In this photo illustration, a woman holds a smartphone with the Ethereum (ETH) logo displayed on the screen.
Rafael Henrique—SOPA Images/LightRocket/Getty Images
April 13, 2022 4:35 PM EDT

One of the leading Ethereum software developers said the blockchain network’s much-anticipated technical upgrade known as the Merge will likely be completed a few months after June.

The comment helps to establish a possible timeline for the completion after Ethereum passed another major test on Monday. The network’s developers had launched a mainnet shadow fork to stress test the new upcoming software.

“No firm date yet, but we’re definitely in the final chapter of PoW on Ethereum,” Tim Beiko, a computer scientist who coordinates Ethereum developers tweeted on Tuesday, referring to the way transactions on the Ethereum network are ordered that is known as proof of work.

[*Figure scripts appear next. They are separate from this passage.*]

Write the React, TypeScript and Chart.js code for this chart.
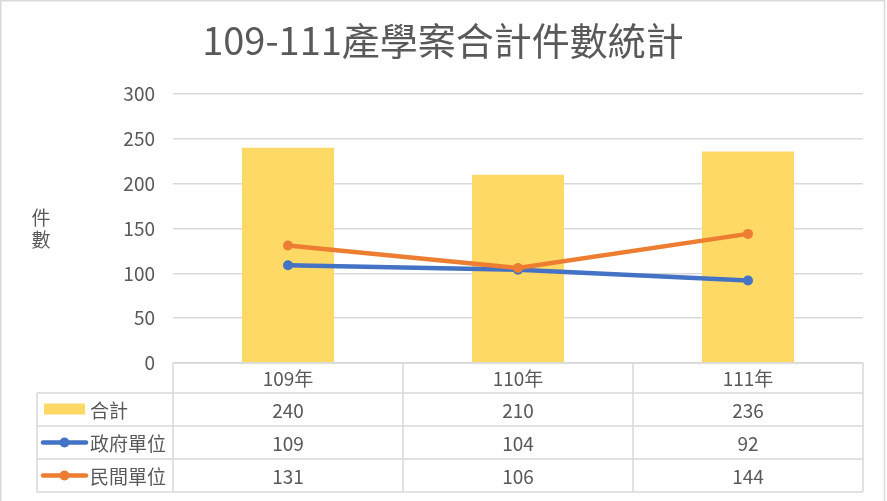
import React, { useEffect, useRef } from "react";
import { Chart, registerables } from "chart.js";

Chart.register(...registerables);

const categories = ["109年", "110年", "111年"];
const totalValues = [240, 210, 236];
const govValues = [109, 104, 92];
const privValues = [131, 106, 144];
const seriesNames = ["合計", "政府單位", "民間單位"];
const titleText = "109-111產學案合計件數統計";
const yAxisTitle = ["件", "數"];
const yMin = 0;
const yMax = 300;
const yStep = 50;

const COLORS = {
  bar: "#FFD966",
  gov: "#4472C4",
  priv: "#ED7D31",
  grid: "#D9D9D9",
  text: "#595959",
};
const FONT = '"Noto Sans CJK TC", "Noto Sans", sans-serif';

const W = 887;
const H = 501;

const tablePlugin = {
  id: "excelTable",
  afterDraw(chart: any) {
    const ctx = chart.ctx;
    const area = chart.chartArea;
    const xs = chart.scales.x;
    ctx.save();

    // outer border
    ctx.strokeStyle = COLORS.grid;
    ctx.lineWidth = 1.5;
    ctx.beginPath();
    ctx.moveTo(0.75, H + 5);
    ctx.lineTo(0.75, 0.75);
    ctx.lineTo(884.5, 0.75);
    ctx.lineTo(884.5, H + 5);
    ctx.stroke();

    // title
    ctx.fillStyle = COLORS.text;
    ctx.font = `38px ${FONT}`;
    ctx.textAlign = "center";
    ctx.textBaseline = "middle";
    ctx.fillText(titleText, 443, 41);

    // y axis title (stacked)
    ctx.font = `19px ${FONT}`;
    yAxisTitle.forEach((ch, i) => {
      ctx.fillText(ch, 41, 218 + i * 22);
    });

    // data table
    const n = categories.length;
    const colW = (area.right - area.left) / n;
    const headerTop = area.bottom;
    const headerH = 30;
    const rowH = 33;
    const tableLeft = 37;
    const rowTops = [0, 1, 2].map((i) => headerTop + headerH + i * rowH);
    const tableBottom = headerTop + headerH + 3 * rowH;

    ctx.strokeStyle = COLORS.grid;
    ctx.lineWidth = 1.5;
    ctx.beginPath();
    ctx.moveTo(area.left, headerTop);
    ctx.lineTo(area.right, headerTop);
    [...rowTops, tableBottom].forEach((y) => {
      ctx.moveTo(tableLeft, y);
      ctx.lineTo(area.right, y);
    });
    ctx.moveTo(tableLeft, rowTops[0]);
    ctx.lineTo(tableLeft, tableBottom);
    for (let i = 0; i <= n; i++) {
      const x = area.left + i * colW;
      ctx.moveTo(x, headerTop);
      ctx.lineTo(x, tableBottom);
    }
    ctx.stroke();

    ctx.fillStyle = COLORS.text;
    ctx.font = `19px ${FONT}`;
    ctx.textAlign = "center";
    ctx.textBaseline = "middle";
    categories.forEach((c, i) => {
      ctx.fillText(c, xs.getPixelForValue(i), headerTop + headerH / 2 + 1);
    });
    const rows = [totalValues, govValues, privValues];
    rows.forEach((vals, r) => {
      const cy = rowTops[r] + rowH / 2 + 1;
      vals.forEach((v, i) => {
        ctx.fillText(String(v), xs.getPixelForValue(i), cy);
      });
    });

    // legend keys & names
    ctx.textAlign = "left";
    seriesNames.forEach((name, r) => {
      const cy = rowTops[r] + rowH / 2;
      if (r === 0) {
        ctx.fillStyle = COLORS.bar;
        ctx.fillRect(44, cy - 6, 41, 11);
      } else {
        const col = r === 1 ? COLORS.gov : COLORS.priv;
        ctx.strokeStyle = col;
        ctx.lineWidth = 4.5;
        ctx.lineCap = "round";
        ctx.beginPath();
        ctx.moveTo(43, cy);
        ctx.lineTo(86, cy);
        ctx.stroke();
        ctx.fillStyle = col;
        ctx.beginPath();
        ctx.arc(64.5, cy, 5, 0, Math.PI * 2);
        ctx.fill();
      }
      ctx.fillStyle = COLORS.text;
      ctx.fillText(name, 90, cy + 1);
    });

    ctx.restore();
  },
};

export default function App() {
  const ref = useRef<HTMLCanvasElement | null>(null);
  useEffect(() => {
    if (!ref.current) return;
    const chart = new Chart(ref.current, {
      type: "bar",
      data: {
        labels: categories,
        datasets: [
          {
            type: "line",
            label: seriesNames[2],
            data: privValues,
            borderColor: COLORS.priv,
            backgroundColor: COLORS.priv,
            borderWidth: 4.5,
            pointRadius: 5,
            pointBorderWidth: 0,
            pointBackgroundColor: COLORS.priv,
            tension: 0,
            order: 0,
          },
          {
            type: "line",
            label: seriesNames[1],
            data: govValues,
            borderColor: COLORS.gov,
            backgroundColor: COLORS.gov,
            borderWidth: 4.5,
            pointRadius: 5,
            pointBorderWidth: 0,
            pointBackgroundColor: COLORS.gov,
            tension: 0,
            order: 1,
          },
          {
            type: "bar",
            label: seriesNames[0],
            data: totalValues,
            backgroundColor: COLORS.bar,
            borderWidth: 0,
            barPercentage: 0.4,
            categoryPercentage: 1,
            order: 2,
          },
        ],
      },
      options: {
        responsive: false,
        animation: false,
        devicePixelRatio: 1,
        layout: { padding: { top: 94, bottom: 138, left: 0, right: 24 } },
        plugins: {
          legend: { display: false },
          tooltip: { enabled: false },
          title: { display: false },
        },
        scales: {
          x: {
            display: false,
            offset: true,
          },
          y: {
            min: yMin,
            max: yMax,
            ticks: {
              stepSize: yStep,
              padding: 18,
              color: COLORS.text,
              font: { family: FONT, size: 19 },
            },
            grid: {
              color: COLORS.grid,
              lineWidth: 1.5,
              drawTicks: false,
            },
            border: { display: false },
            afterFit(scale: any) {
              scale.width = 173;
            },
          },
        },
      },
      plugins: [tablePlugin],
    });
    return () => chart.destroy();
  }, []);
  return (
    <div style={{ position: "fixed", left: 0, top: 0, width: W, height: H, background: "#fff" }}>
      <canvas ref={ref} width={W} height={H} style={{ width: W, height: H, display: "block" }} />
    </div>
  );
}
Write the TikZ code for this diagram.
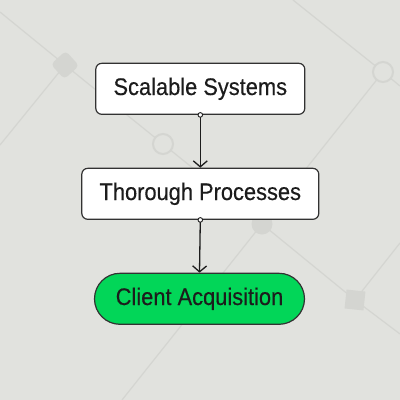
\documentclass[tikz,border=0pt]{standalone}
\usepackage{fontspec}
\setmainfont{Liberation Sans}[FakeStretch=0.91,FakeBold=0.35]
\usetikzlibrary{arrows.meta,calc}
\definecolor{bgc}{RGB}{225,226,222}
\definecolor{netc}{RGB}{212,213,209}
\definecolor{inkc}{RGB}{28,28,28}
\definecolor{edgec}{RGB}{50,50,50}
\definecolor{greenc}{RGB}{2,214,88}
\tikzset{
  netline/.style={draw=netc, line width=1.2pt},
  nethollow/.style={draw=netc, line width=2pt, fill=bgc},
  stepbox/.style={draw=edgec, line width=1.2pt, fill=white, rounded corners=6pt,
    minimum height=51pt, inner xsep=0pt, text=inkc, font=\fontsize{24}{28}\selectfont},
  goalbox/.style={stepbox, fill=greenc, rounded corners=25.5pt},
  flow/.style={draw=inkc, line width=1.3pt, -{Straight Barb[length=6pt,width=14pt,line width=1.3pt]}},
  startdot/.style={circle, draw=inkc, fill=white, line width=0.9pt, inner sep=0pt, minimum size=4.6pt}
}
\begin{document}
\begin{tikzpicture}[x=1pt,y=-1pt]
  \fill[bgc] (0,0) rectangle (400,400);
  \useasboundingbox (0,0) rectangle (400,400);
  % background network
  \coordinate (n1) at (65,65);
  \coordinate (n2) at (163,144);
  \coordinate (n3) at (383,72);
  \coordinate (n4) at (262,224);
  \coordinate (n5) at (355,300);
  \draw[netline] (0,12) -- (n1) -- (n2) -- (n4) -- (n5) -- (400,334);
  \draw[netline] (n1) -- (0,145);
  \draw[netline] (293,0) -- (n3) -- (400,86);
  \draw[netline] (n3) -- (n4) -- (122,400);
  \draw[netline] (n5) -- (400,243);
  \fill[netc, rounded corners=4pt, rotate around={42:(n1)}] ($(n1)+(-10,-10)$) rectangle ($(n1)+(10,10)$);
  \draw[nethollow] (n2) circle (10);
  \draw[nethollow] (n3) circle (10);
  \fill[netc] (n4) circle (10.5);
  \fill[netc, rotate around={-6:(n5)}] ($(n5)+(-9.5,-9.5)$) rectangle ($(n5)+(9.5,9.5)$);
  % main flow
  \node[stepbox, minimum width=209pt] (a) at (200.3,88.8) {Scalable Systems};
  \node[stepbox, minimum width=237pt] (b) at (200.3,193.8) {Thorough Processes};
  \node[goalbox, minimum width=210pt] (c) at (199.5,298.8) {Client Acquisition};
  \draw[flow] (a.south) -- (b.north);
  \draw[flow] (b.south) -- (c.north);
  \node[startdot] (da) at (a.south) {};
  \node[startdot] (db) at (b.south) {};
\end{tikzpicture}
\end{document}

Read More: The Man Behind Ethereum Is Worried About Crypto’s Future

The Merge will enable the blockchain to move from the proof-of-work consensus mechanism, which uses energy-intensive specialized computers to validate transactions and secure the network, to proof-of-stake. The new mechanism allows Ether holders or stakers to operate as validators to perform those tasks.

Beiko earlier said he wouldn’t be surprised the Merge happens in the fall but didn’t give a more specific timeline. Ether outperformed Bitcoin in late March as another test for the upgrade went through on March 15. Beiko didn’t immediately respond to a request for additional comment.

The Merge, which aims to help the network run more efficiently and reduce carbon footprint, has seen multiple delays since its inception.

Some Ethereum miners, who leverage specialized computers such as repurposed graphics cards or machines with application-specific integrated chips, to secure the network and get subsidies in Ether from the blockchain, are betting on another delay so that they have more time to make a profit from their mining operations.

Ether rose about 2% to around $3,000 on Wednesday. It has slumped about 18% this year, while larger rival Bitcoin has decreased around 14%.